◆ **Request**
Quote all of the data that follows exactly as written, skipping the images.

## Begin

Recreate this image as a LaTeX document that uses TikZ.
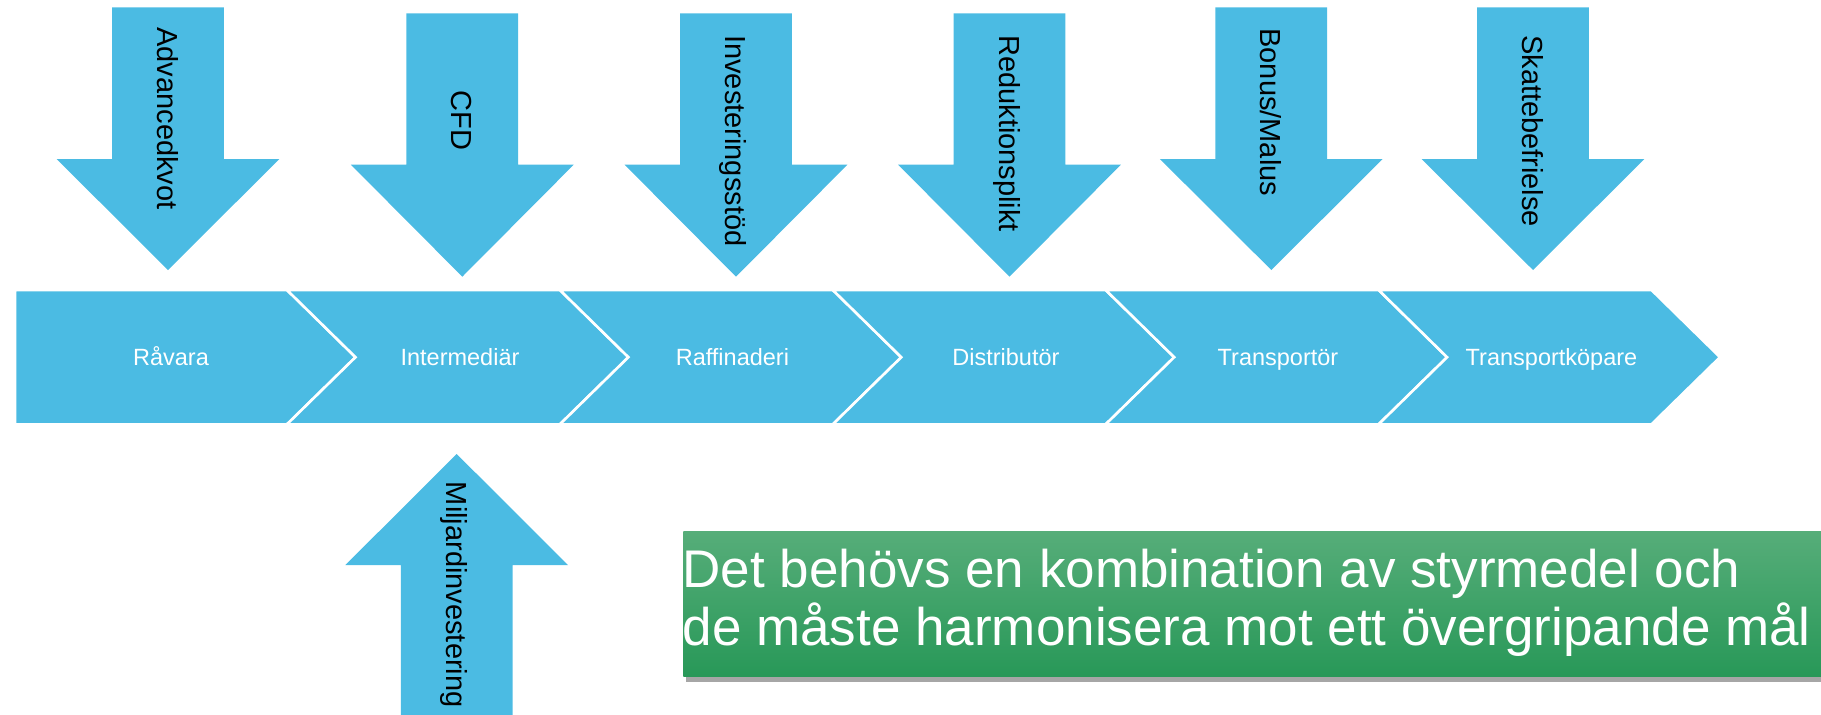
\documentclass[tikz,border=0pt]{standalone}
\usepackage{fontspec}
\setmainfont{Liberation Sans}
\usetikzlibrary{shadows}
\definecolor{cblue}{RGB}{75,187,227}
\definecolor{gtop}{RGB}{86,173,121}
\definecolor{gbot}{RGB}{40,152,88}
\begin{document}
\begin{tikzpicture}[x=1pt,y=-1pt,
  chev/.style={fill=cblue, draw=white, line width=2.6pt, line join=miter},
  bigarrow/.style={fill=cblue, draw=none},
  chevlabel/.style={text=white, font=\fontsize{23.5}{28}\selectfont, inner sep=0pt, anchor=base},
  arrlabel/.style={text=black, font=\fontsize{29}{34}\selectfont, inner sep=0pt, anchor=base west, rotate=-90},
  greenlabel/.style={text=white, font=\fontsize{53}{57}\selectfont, inner sep=0pt, anchor=base west},
]
\useasboundingbox (0,0) rectangle (1821,715);

% downward arrows
\foreach \cx/\t/\s/\tp in {168/7.3/159/270, 462.3/13.3/164.7/276.7, 736/13.3/164.7/276.7, 1009.5/13.3/164.7/276.7, 1271.3/7.3/159/270, 1533/7.3/159/270}
  \path[bigarrow] ({\cx-55.9},\t) -- ({\cx+55.9},\t) -- ({\cx+55.9},\s) -- ({\cx+111.4},\s)
    -- (\cx,\tp) -- ({\cx-111.4},\s) -- ({\cx-55.9},\s) -- cycle;

\node[arrlabel] (a1) at (157.5,27.3) {Advancedkvot};
\node[arrlabel] (a2) at (451.8,90.7) {CFD};
\node[arrlabel] (a3) at (725.5,35) {Investeringsstöd};
\node[arrlabel] (a4) at (999,35) {Reduktionsplikt};
\node[arrlabel] (a5) at (1260.8,28.3) {Bonus/Malus};
\node[arrlabel] (a6) at (1522.5,35) {Skattebefrielse};

% chevrons
\path[chev] (15,290) -- (287,290) -- (355.5,357.2) -- (287,424.3) -- (15,424.3) -- cycle;
\foreach \i in {0,...,4}{
  \pgfmathsetmacro{\L}{287+272.9*\i}
  \pgfmathsetmacro{\R}{\L+272.9}
  \path[chev] (\L,290) -- (\R,290) -- ({\R+68.5},357.2) -- (\R,424.3) -- (\L,424.3) -- ({\L+68.5},357.2) -- cycle;
}

\node[chevlabel] (c1) at (171,365) {Råvara};
\node[chevlabel] (c2) at (460,365) {Intermediär};
\node[chevlabel] (c3) at (732.4,365) {Raffinaderi};
\node[chevlabel] (c4) at (1005.9,365) {Distributör};
\node[chevlabel] (c5) at (1278,365) {Transportör};
\node[chevlabel] (c6) at (1551.5,365) {Transportköpare};

% upward arrow
\path[bigarrow] (456.7,454) -- (568,565) -- (512.5,565) -- (512.5,715) -- (400.9,715) -- (400.9,565) -- (345.4,565) -- cycle;
\node[arrlabel] (m1) at (446,481.7) {Miljardinvestering};

% green box
\path[top color=gtop, bottom color=gbot, drop shadow={shadow xshift=3pt, shadow yshift=-5pt, opacity=0.35, fill=black}] (683.3,531.7) rectangle (1821,676.7);
\node[greenlabel] (g1) at (682.5,587.7) {Det behövs en kombination av styrmedel och};
\node[greenlabel] (g2) at (682.5,645) {de måste harmonisera mot ett övergripande mål};
\end{tikzpicture}
\end{document}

## End

◆ **Written answer**
Recreate this image as a LaTeX document that uses TikZ.
\documentclass[tikz,border=0pt]{standalone}
\usepackage{fontspec}
\setmainfont{Liberation Sans}
\usetikzlibrary{shadows}
\definecolor{cblue}{RGB}{75,187,227}
\definecolor{gtop}{RGB}{86,173,121}
\definecolor{gbot}{RGB}{40,152,88}
\begin{document}
\begin{tikzpicture}[x=1pt,y=-1pt,
  chev/.style={fill=cblue, draw=white, line width=2.6pt, line join=miter},
  bigarrow/.style={fill=cblue, draw=none},
  chevlabel/.style={text=white, font=\fontsize{23.5}{28}\selectfont, inner sep=0pt, anchor=base},
  arrlabel/.style={text=black, font=\fontsize{29}{34}\selectfont, inner sep=0pt, anchor=base west, rotate=-90},
  greenlabel/.style={text=white, font=\fontsize{53}{57}\selectfont, inner sep=0pt, anchor=base west},
]
\useasboundingbox (0,0) rectangle (1821,715);

% downward arrows
\foreach \cx/\t/\s/\tp in {168/7.3/159/270, 462.3/13.3/164.7/276.7, 736/13.3/164.7/276.7, 1009.5/13.3/164.7/276.7, 1271.3/7.3/159/270, 1533/7.3/159/270}
  \path[bigarrow] ({\cx-55.9},\t) -- ({\cx+55.9},\t) -- ({\cx+55.9},\s) -- ({\cx+111.4},\s)
    -- (\cx,\tp) -- ({\cx-111.4},\s) -- ({\cx-55.9},\s) -- cycle;

\node[arrlabel] (a1) at (157.5,27.3) {Advancedkvot};
\node[arrlabel] (a2) at (451.8,90.7) {CFD};
\node[arrlabel] (a3) at (725.5,35) {Investeringsstöd};
\node[arrlabel] (a4) at (999,35) {Reduktionsplikt};
\node[arrlabel] (a5) at (1260.8,28.3) {Bonus/Malus};
\node[arrlabel] (a6) at (1522.5,35) {Skattebefrielse};

% chevrons
\path[chev] (15,290) -- (287,290) -- (355.5,357.2) -- (287,424.3) -- (15,424.3) -- cycle;
\foreach \i in {0,...,4}{
  \pgfmathsetmacro{\L}{287+272.9*\i}
  \pgfmathsetmacro{\R}{\L+272.9}
  \path[chev] (\L,290) -- (\R,290) -- ({\R+68.5},357.2) -- (\R,424.3) -- (\L,424.3) -- ({\L+68.5},357.2) -- cycle;
}

\node[chevlabel] (c1) at (171,365) {Råvara};
\node[chevlabel] (c2) at (460,365) {Intermediär};
\node[chevlabel] (c3) at (732.4,365) {Raffinaderi};
\node[chevlabel] (c4) at (1005.9,365) {Distributör};
\node[chevlabel] (c5) at (1278,365) {Transportör};
\node[chevlabel] (c6) at (1551.5,365) {Transportköpare};

% upward arrow
\path[bigarrow] (456.7,454) -- (568,565) -- (512.5,565) -- (512.5,715) -- (400.9,715) -- (400.9,565) -- (345.4,565) -- cycle;
\node[arrlabel] (m1) at (446,481.7) {Miljardinvestering};

% green box
\path[top color=gtop, bottom color=gbot, drop shadow={shadow xshift=3pt, shadow yshift=-5pt, opacity=0.35, fill=black}] (683.3,531.7) rectangle (1821,676.7);
\node[greenlabel] (g1) at (682.5,587.7) {Det behövs en kombination av styrmedel och};
\node[greenlabel] (g2) at (682.5,645) {de måste harmonisera mot ett övergripande mål};
\end{tikzpicture}
\end{document}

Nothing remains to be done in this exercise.